- Date: August 18–24
- Edition: 23rd
- Category: International Series
- Draw: 32S / 16D
- Prize money: $355,000
- Surface: Hard / outdoor
- Venue: Jericho, New York, United States

Champions

Singles
- Paradorn Srichaphan

Doubles
- Robbie Koenig / Martín Rodríguez
- ← 2002 · TD Waterhouse Cup · 2004 →

= 2003 TD Waterhouse Cup =

The 2003 TD Waterhouse Cup was a men's tennis tournament played on outdoor hard courts at the Hamlet Golf and Country Club in Jericho, New York in the United States and was part of the International Series of the 2003 ATP Tour.

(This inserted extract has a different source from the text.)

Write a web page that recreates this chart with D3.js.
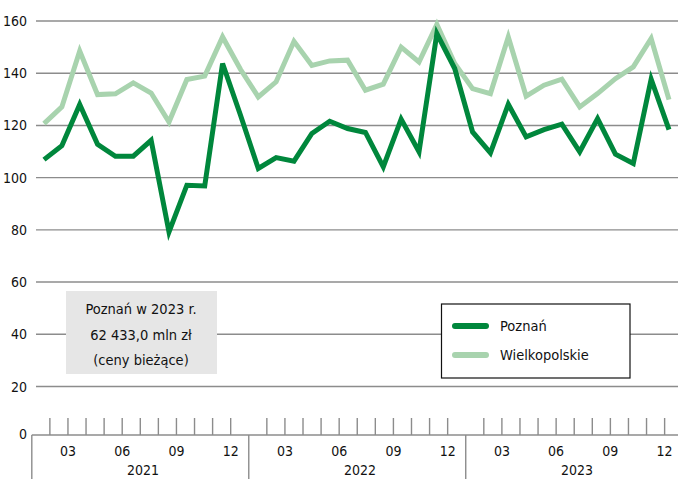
<!DOCTYPE html>
<html>
<head>
<meta charset="utf-8">
<script src="https://cdn.jsdelivr.net/npm/d3@7"></script>
<style>
  body { margin: 0; background: #fff; }
  text { font-family: 'Liberation Sans Narrow', 'DejaVu Sans Condensed', sans-serif; fill: #111; }
</style>
</head>
<body>
<script>
const years = ['2021', '2022', '2023'];
const monthLabels = ['01', '02', '03', '04', '05', '06', '07', '08', '09', '10', '11', '12'];
const shownMonths = ['03', '06', '09', '12'];
const yTicks = [20, 40, 60, 80, 100, 120, 140, 160];

// 01.2021 .. 12.2023
const poznan = [
  106.9, 112.2, 128.0, 112.8, 108.2, 108.2, 114.3, 79.2, 97.1, 96.8, 143.7, 124.0,
  103.5, 107.7, 106.3, 116.9, 121.6, 118.8, 117.3, 104.1, 122.4, 109.9, 155.2, 141.8,
  117.5, 109.5, 128.1, 115.6, 118.4, 120.5, 109.9, 122.6, 109.0, 105.4, 137.7, 118.4
];
const wielkopolskie = [
  120.7, 127.1, 148.5, 131.8, 132.1, 136.3, 132.4, 121.3, 137.6, 138.9, 153.9, 141.5,
  130.9, 136.7, 152.2, 143.0, 144.7, 145.0, 133.5, 135.8, 150.0, 144.3, 158.7, 143.7,
  134.1, 132.2, 153.9, 131.2, 135.4, 137.7, 127.1, 132.2, 137.9, 142.4, 153.3, 129.9
];
const seriesNames = ['Poznań', 'Wielkopolskie'];
const boxLines = ['Poznań w 2023 r.', '62 433,0 mln zł', '(ceny bieżące)'];

const colors = { Poznań: '#00873c', Wielkopolskie: '#a8d3ae' };

const width = 678, height = 479;
const baseY = 435;

const svg = d3.select('body').append('svg')
  .attr('width', width)
  .attr('height', height);

const periods = [];
years.forEach(yr => monthLabels.forEach(m => periods.push(yr + '-' + m)));

const y = d3.scaleLinear().domain([0, 160]).range([438.7, 21]);
const x = d3.scalePoint().domain(periods).range([44, 669]);
const xTick = d3.scaleLinear().domain([0, 36]).range([31.8, 682.7]);

// gridlines
svg.append('g')
  .selectAll('line')
  .data(yTicks)
  .join('line')
  .attr('x1', 36).attr('x2', width)
  .attr('y1', d => y(d)).attr('y2', d => y(d))
  .attr('stroke', '#8c8c8c')
  .attr('stroke-width', 1.4);

// y labels
svg.append('g')
  .selectAll('text')
  .data(yTicks)
  .join('text')
  .attr('x', 27)
  .attr('y', d => y(d))
  .attr('dy', '0.36em')
  .attr('text-anchor', 'end')
  .style('font-size', '14px')
  .text(d => d);

svg.append('text')
  .attr('x', 27).attr('y', baseY - 1)
  .attr('dy', '0.36em')
  .attr('text-anchor', 'end')
  .style('font-size', '14px')
  .text('0');

// x axis
const axis = svg.append('g');
axis.append('line')
  .attr('x1', 31.8).attr('x2', width)
  .attr('y1', baseY).attr('y2', baseY)
  .attr('stroke', '#8c8c8c').attr('stroke-width', 1.4);

const monthIdx = d3.range(0, 37).filter(i => i % 12 !== 0);
axis.selectAll('line.tick')
  .data(monthIdx)
  .join('line')
  .attr('class', 'tick')
  .attr('x1', d => xTick(d)).attr('x2', d => xTick(d))
  .attr('y1', 418).attr('y2', baseY)
  .attr('stroke', '#8c8c8c').attr('stroke-width', 1.4);

axis.selectAll('line.sep')
  .data([0, 12, 24])
  .join('line')
  .attr('class', 'sep')
  .attr('x1', d => xTick(d)).attr('x2', d => xTick(d))
  .attr('y1', baseY).attr('y2', height)
  .attr('stroke', '#8c8c8c').attr('stroke-width', 1.4);

const monthTicks = [];
years.forEach((yr, yi) => shownMonths.forEach(m => monthTicks.push({ i: yi * 12 + (+m - 1), m })));
axis.selectAll('text.month')
  .data(monthTicks)
  .join('text')
  .attr('class', 'month')
  .attr('x', d => xTick(d.i))
  .attr('y', 451)
  .attr('dy', '0.36em')
  .attr('text-anchor', 'middle')
  .style('font-size', '14px')
  .text(d => d.m);

axis.selectAll('text.year')
  .data(years)
  .join('text')
  .attr('class', 'year')
  .attr('x', (d, i) => xTick(i * 12 + 6.15))
  .attr('y', 470)
  .attr('dy', '0.36em')
  .attr('text-anchor', 'middle')
  .style('font-size', '14px')
  .text(d => d);

// lines
const line = d3.line()
  .x((d, i) => x(periods[i]))
  .y(d => y(d));

[['Wielkopolskie', wielkopolskie], ['Poznań', poznan]].forEach(([name, values]) => {
  svg.append('path')
    .datum(values)
    .attr('d', line)
    .attr('fill', 'none')
    .attr('stroke', colors[name])
    .attr('stroke-width', 5)
    .attr('stroke-linejoin', 'miter');
});

// info box
const box = svg.append('g');
box.append('rect')
  .attr('x', 66).attr('y', 291)
  .attr('width', 151).attr('height', 83)
  .attr('fill', '#e6e6e6');
box.selectAll('text')
  .data(boxLines)
  .join('text')
  .attr('x', 141)
  .attr('y', (d, i) => 309 + i * 25.5)
  .attr('dy', '0.36em')
  .attr('text-anchor', 'middle')
  .style('font-size', '14.5px')
  .text(d => d);

// legend
const legend = svg.append('g');
legend.append('rect')
  .attr('x', 441.5).attr('y', 304)
  .attr('width', 188.5).attr('height', 74)
  .attr('fill', '#fff')
  .attr('stroke', '#111')
  .attr('stroke-width', 1.2);

seriesNames.forEach((s, i) => {
  const ly = 326 + i * 29;
  legend.append('line')
    .attr('x1', 455).attr('x2', 486)
    .attr('y1', ly).attr('y2', ly)
    .attr('stroke', colors[s])
    .attr('stroke-width', 6)
    .attr('stroke-linecap', 'round');
  legend.append('text')
    .attr('x', 500)
    .attr('y', ly)
    .attr('dy', '0.36em')
    .style('font-size', '14.5px')
    .text(s);
});
</script>
</body>
</html>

The tournament ran from August 18 through August 24, 2003. First-seeded Paradorn Srichaphan won his second consecutive singles title at the event.

==Finals==

===Singles===

THA Paradorn Srichaphan defeated USA James Blake 6–2, 6–4
- It was Srichaphan's 2nd and last singles title of the year and the 4th of his career.

===Doubles===

RSA Robbie Koenig / ARG Martín Rodríguez defeated CZE Martin Damm / CZE Cyril Suk 6–3, 7–6^{(7–4)}
- It was Koenig's 2nd title of the year and the 4th of his career. It was Rodríguez's only title of the year and the 3rd of his career.